--- Begin ---

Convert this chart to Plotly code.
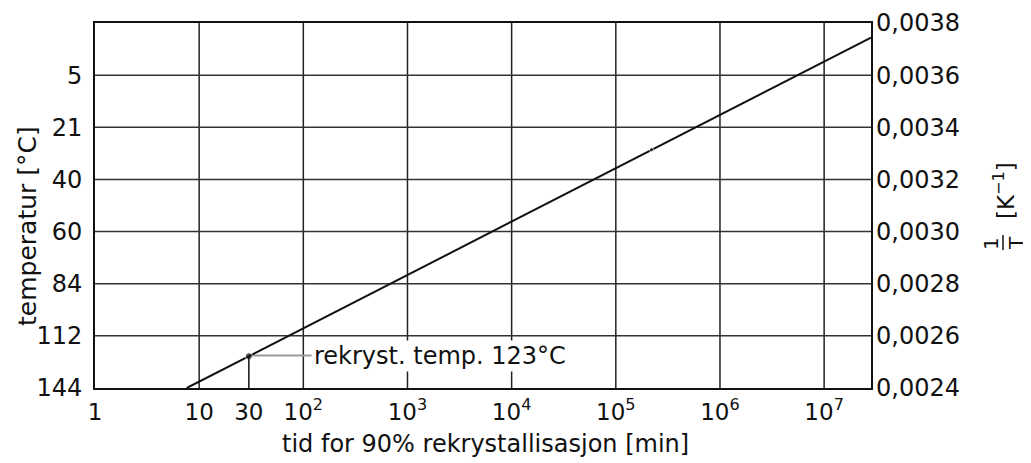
import math
import plotly.graph_objects as go

# ---- data ----
line_time = [7.6, 30, 2.82e7]                 # min
line_invT = [0.0024, 0.002522, 0.003744]      # 1/K
mark_time = [30, 2.2e5]
mark_invT = [0.002522, 0.003314]
mark_size = [7, 4]

rekryst_time = 30
rekryst_temp_C = 123
label_end_time = 120

invT_ticks = [0.0024, 0.0026, 0.0028, 0.0030, 0.0032, 0.0034, 0.0036, 0.0038]
invT_labels = ["0,0024", "0,0026", "0,0028", "0,0030", "0,0032", "0,0034", "0,0036", "0,0038"]
temp_ticks = [0.0024, 0.0026, 0.0028, 0.0030, 0.0032, 0.0034, 0.0036]
temp_labels = ["144", "112", "84", "60", "40", "21", "5"]

x_ticks = [1, 10, 30, 1e2, 1e3, 1e4, 1e5, 1e6, 1e7]
x_labels = ["1", "10", "30", "10<sup>2</sup>", "10<sup>3</sup>", "10<sup>4</sup>",
            "10<sup>5</sup>", "10<sup>6</sup>", "10<sup>7</sup>"]
decades = [10, 1e2, 1e3, 1e4, 1e5, 1e6, 1e7]

FONT = "DejaVu Sans"
PAGE_W, PAGE_H = 1031, 463
BODY = 8                      # default body margin of the page
L, R, T, B = 95, 871, 23, 388  # plot area in page pixels


def xp(px):
    return (px - L) / (R - L)


def yp(py):
    return (B - py) / (B - T)


rek_invT = 1 / (rekryst_temp_C + 273.15)

fig = go.Figure()
fig.add_trace(go.Scatter(x=line_time, y=line_invT, mode="lines",
                         line=dict(color="#111", width=2), showlegend=False,
                         hoverinfo="skip"))
fig.add_trace(go.Scatter(x=mark_time, y=mark_invT, mode="markers",
                         marker=dict(color="#111", size=mark_size), showlegend=False,
                         hoverinfo="skip"))
fig.add_trace(go.Scatter(x=[line_time[0]], y=[line_invT[0]], yaxis="y2", mode="markers",
                         marker=dict(opacity=0), showlegend=False, hoverinfo="skip"))

shapes = []
for d in decades:
    shapes.append(dict(type="line", xref="x", yref="paper", x0=d, x1=d, y0=0, y1=1,
                       line=dict(color="#222", width=1.5), layer="below"))
for v in temp_ticks[1:]:
    shapes.append(dict(type="line", xref="paper", yref="y", x0=0, x1=1, y0=v, y1=v,
                       line=dict(color="#333", width=1.5), layer="below"))
shapes.append(dict(type="line", xref="x", yref="y", x0=rekryst_time, x1=rekryst_time,
                   y0=rek_invT, y1=0.00238, line=dict(color="#111", width=1.5)))
shapes.append(dict(type="line", xref="x", yref="y", x0=rekryst_time, x1=label_end_time,
                   y0=rek_invT, y1=rek_invT, line=dict(color="#999", width=2), layer="below"))
shapes.append(dict(type="line", xref="paper", yref="paper", x0=xp(1003), x1=xp(1003),
                   y0=yp(235), y1=yp(250), line=dict(color="#111", width=1.5)))


def ann(x, y, text, size, angle=0, **kw):
    d = dict(x=x, y=y, xref="paper", yref="paper", text=text, textangle=angle,
             showarrow=False, xanchor="center", yanchor="middle",
             font=dict(family=FONT, size=size, color="#111"))
    d.update(kw)
    return d


annotations = [
    dict(x=math.log10(label_end_time), y=rek_invT, xref="x", yref="y", xanchor="left",
         yanchor="middle", text="rekryst. temp. 123°C", showarrow=False, bgcolor="white",
         borderpad=1, font=dict(family=FONT, size=24, color="#111")),
    ann(xp(27), yp(226), "temperatur [°C]", 25, -90),
    ann(xp(485), yp(444), "tid for 90% rekrystallisasjon [min]", 24),
    ann(xp(1004), yp(191), "[K<sup>−1</sup>]", 23, -90),
    ann(xp(991), yp(243), "1", 20, -90),
    ann(xp(1016), yp(243), "T", 20, -90),
]

fig.update_layout(
    width=PAGE_W - BODY, height=PAGE_H - BODY,
    margin=dict(l=L - BODY, r=PAGE_W - R, t=T - BODY, b=PAGE_H - B, autoexpand=False),
    paper_bgcolor="white", plot_bgcolor="white",
    font=dict(family=FONT, size=23, color="#111"),
    shapes=shapes, annotations=annotations,
    xaxis=dict(type="log", range=[0, 7.45], tickvals=x_ticks, ticktext=x_labels,
               showgrid=False, zeroline=False, showline=True, linecolor="#111",
               linewidth=2, mirror=True, ticks="", ticklabelstandoff=2,
               tickfont=dict(family=FONT, size=23, color="#111")),
    yaxis=dict(range=[0.0024, 0.0038], tickvals=temp_ticks, ticktext=temp_labels,
               showgrid=False, zeroline=False, showline=True, linecolor="#111",
               linewidth=2, mirror=True, ticks="", ticklabelstandoff=6,
               tickfont=dict(family=FONT, size=24, color="#111")),
    yaxis2=dict(range=[0.0024, 0.0038], tickvals=invT_ticks, ticktext=invT_labels,
                overlaying="y", side="right", showgrid=False, zeroline=False,
                showline=False, ticks="", ticklabelstandoff=4,
                tickfont=dict(family=FONT, size=24, color="#111")),
)

fig.write_html("out.html")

--- End ---

Restate the whole listing above exactly, except for its images.

→ **Solved problem**:
Convert this chart to Plotly code.
import math
import plotly.graph_objects as go

# ---- data ----
line_time = [7.6, 30, 2.82e7]                 # min
line_invT = [0.0024, 0.002522, 0.003744]      # 1/K
mark_time = [30, 2.2e5]
mark_invT = [0.002522, 0.003314]
mark_size = [7, 4]

rekryst_time = 30
rekryst_temp_C = 123
label_end_time = 120

invT_ticks = [0.0024, 0.0026, 0.0028, 0.0030, 0.0032, 0.0034, 0.0036, 0.0038]
invT_labels = ["0,0024", "0,0026", "0,0028", "0,0030", "0,0032", "0,0034", "0,0036", "0,0038"]
temp_ticks = [0.0024, 0.0026, 0.0028, 0.0030, 0.0032, 0.0034, 0.0036]
temp_labels = ["144", "112", "84", "60", "40", "21", "5"]

x_ticks = [1, 10, 30, 1e2, 1e3, 1e4, 1e5, 1e6, 1e7]
x_labels = ["1", "10", "30", "10<sup>2</sup>", "10<sup>3</sup>", "10<sup>4</sup>",
            "10<sup>5</sup>", "10<sup>6</sup>", "10<sup>7</sup>"]
decades = [10, 1e2, 1e3, 1e4, 1e5, 1e6, 1e7]

FONT = "DejaVu Sans"
PAGE_W, PAGE_H = 1031, 463
BODY = 8                      # default body margin of the page
L, R, T, B = 95, 871, 23, 388  # plot area in page pixels


def xp(px):
    return (px - L) / (R - L)


def yp(py):
    return (B - py) / (B - T)


rek_invT = 1 / (rekryst_temp_C + 273.15)

fig = go.Figure()
fig.add_trace(go.Scatter(x=line_time, y=line_invT, mode="lines",
                         line=dict(color="#111", width=2), showlegend=False,
                         hoverinfo="skip"))
fig.add_trace(go.Scatter(x=mark_time, y=mark_invT, mode="markers",
                         marker=dict(color="#111", size=mark_size), showlegend=False,
                         hoverinfo="skip"))
fig.add_trace(go.Scatter(x=[line_time[0]], y=[line_invT[0]], yaxis="y2", mode="markers",
                         marker=dict(opacity=0), showlegend=False, hoverinfo="skip"))

shapes = []
for d in decades:
    shapes.append(dict(type="line", xref="x", yref="paper", x0=d, x1=d, y0=0, y1=1,
                       line=dict(color="#222", width=1.5), layer="below"))
for v in temp_ticks[1:]:
    shapes.append(dict(type="line", xref="paper", yref="y", x0=0, x1=1, y0=v, y1=v,
                       line=dict(color="#333", width=1.5), layer="below"))
shapes.append(dict(type="line", xref="x", yref="y", x0=rekryst_time, x1=rekryst_time,
                   y0=rek_invT, y1=0.00238, line=dict(color="#111", width=1.5)))
shapes.append(dict(type="line", xref="x", yref="y", x0=rekryst_time, x1=label_end_time,
                   y0=rek_invT, y1=rek_invT, line=dict(color="#999", width=2), layer="below"))
shapes.append(dict(type="line", xref="paper", yref="paper", x0=xp(1003), x1=xp(1003),
                   y0=yp(235), y1=yp(250), line=dict(color="#111", width=1.5)))


def ann(x, y, text, size, angle=0, **kw):
    d = dict(x=x, y=y, xref="paper", yref="paper", text=text, textangle=angle,
             showarrow=False, xanchor="center", yanchor="middle",
             font=dict(family=FONT, size=size, color="#111"))
    d.update(kw)
    return d


annotations = [
    dict(x=math.log10(label_end_time), y=rek_invT, xref="x", yref="y", xanchor="left",
         yanchor="middle", text="rekryst. temp. 123°C", showarrow=False, bgcolor="white",
         borderpad=1, font=dict(family=FONT, size=24, color="#111")),
    ann(xp(27), yp(226), "temperatur [°C]", 25, -90),
    ann(xp(485), yp(444), "tid for 90% rekrystallisasjon [min]", 24),
    ann(xp(1004), yp(191), "[K<sup>−1</sup>]", 23, -90),
    ann(xp(991), yp(243), "1", 20, -90),
    ann(xp(1016), yp(243), "T", 20, -90),
]

fig.update_layout(
    width=PAGE_W - BODY, height=PAGE_H - BODY,
    margin=dict(l=L - BODY, r=PAGE_W - R, t=T - BODY, b=PAGE_H - B, autoexpand=False),
    paper_bgcolor="white", plot_bgcolor="white",
    font=dict(family=FONT, size=23, color="#111"),
    shapes=shapes, annotations=annotations,
    xaxis=dict(type="log", range=[0, 7.45], tickvals=x_ticks, ticktext=x_labels,
               showgrid=False, zeroline=False, showline=True, linecolor="#111",
               linewidth=2, mirror=True, ticks="", ticklabelstandoff=2,
               tickfont=dict(family=FONT, size=23, color="#111")),
    yaxis=dict(range=[0.0024, 0.0038], tickvals=temp_ticks, ticktext=temp_labels,
               showgrid=False, zeroline=False, showline=True, linecolor="#111",
               linewidth=2, mirror=True, ticks="", ticklabelstandoff=6,
               tickfont=dict(family=FONT, size=24, color="#111")),
    yaxis2=dict(range=[0.0024, 0.0038], tickvals=invT_ticks, ticktext=invT_labels,
                overlaying="y", side="right", showgrid=False, zeroline=False,
                showline=False, ticks="", ticklabelstandoff=4,
                tickfont=dict(family=FONT, size=24, color="#111")),
)

fig.write_html("out.html")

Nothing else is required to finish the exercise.